I'm such a color freak that I can hardly ever choose a favorite, but I love the richness of mahogany, the variegated browns of baskets, the hatched brown and gray bark of the white crepe myrtle trees outside in the yard, oak's golden glow, the elegant calligraphy of dark brown trunks against masses of bright leaves in season or drawn starkly against the sky in winter, my husband's strong beautiful hands, my daughter's eyes. Brown is logs burning in the fireplace, home, food, dogs, horses, the earth.

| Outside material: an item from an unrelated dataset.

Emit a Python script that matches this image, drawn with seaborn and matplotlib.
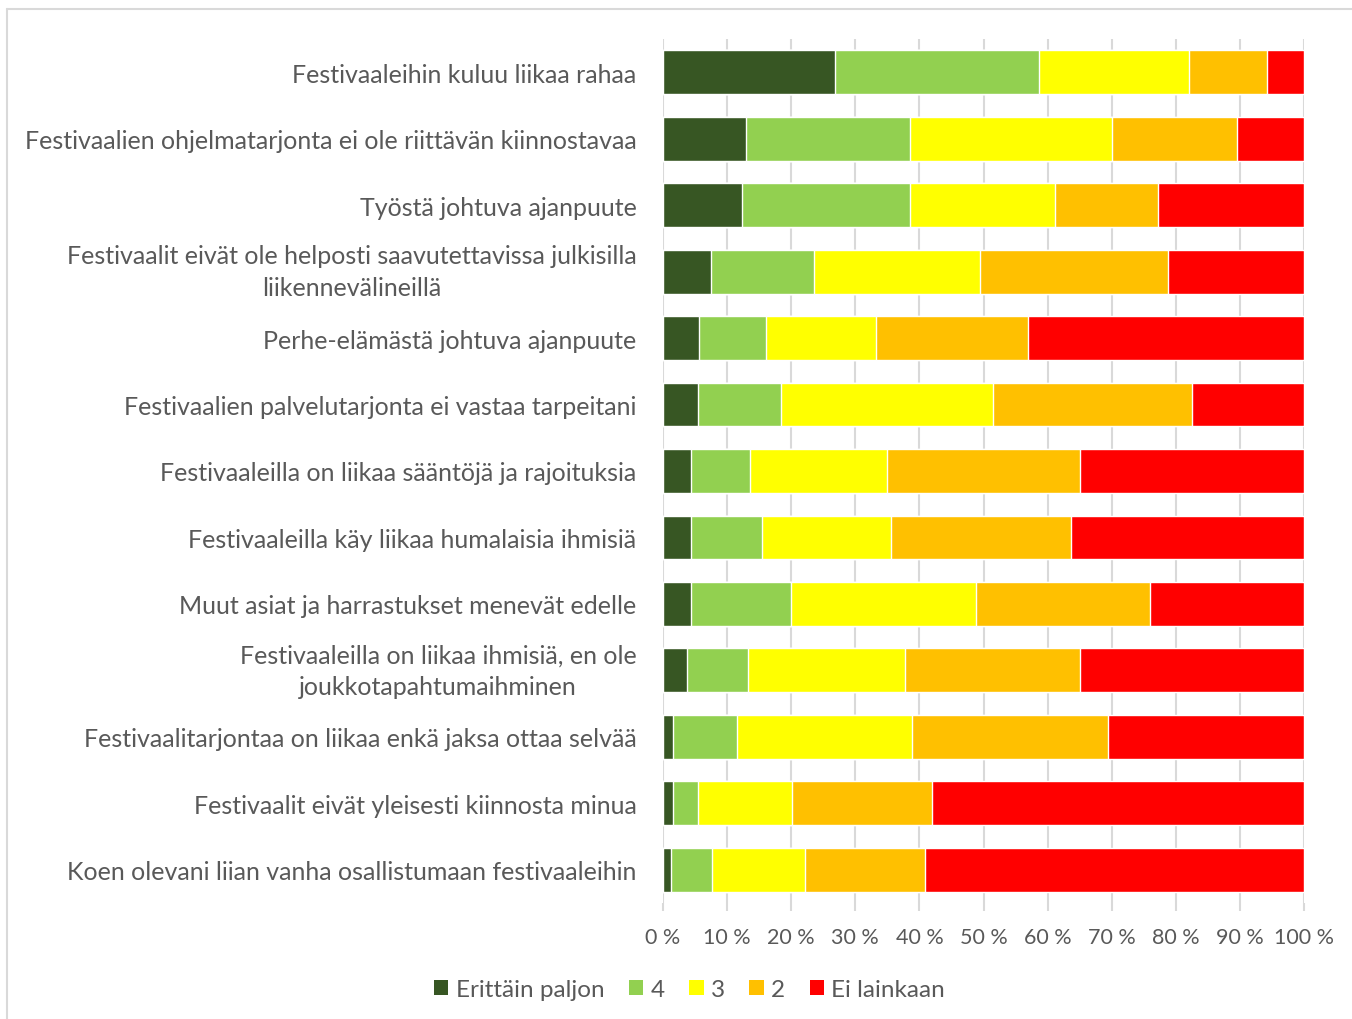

This week I finished two dolls, both for friends and both brown. The friar's brown robe is a traditional statement of modesty and humility and a vow of poverty and service. Teddy's brown fur is a promise of comfort and unconditional, completely non-judgmental love. Not too shabby for a color that's nobody's first choice. Maybe I'll look back on this as the beginning of my Brown Period. And maybe next time somebody asks you what your favorite color is, you'll pause for a second, just to look around and silently acknowledge burnt umber, sienna, caramel, cinnamon, teak, chestnut, mink, bay, sorrel, taupe, terracotta, and the rest of brown's gorgeous children, before making the safe choice . . . blue.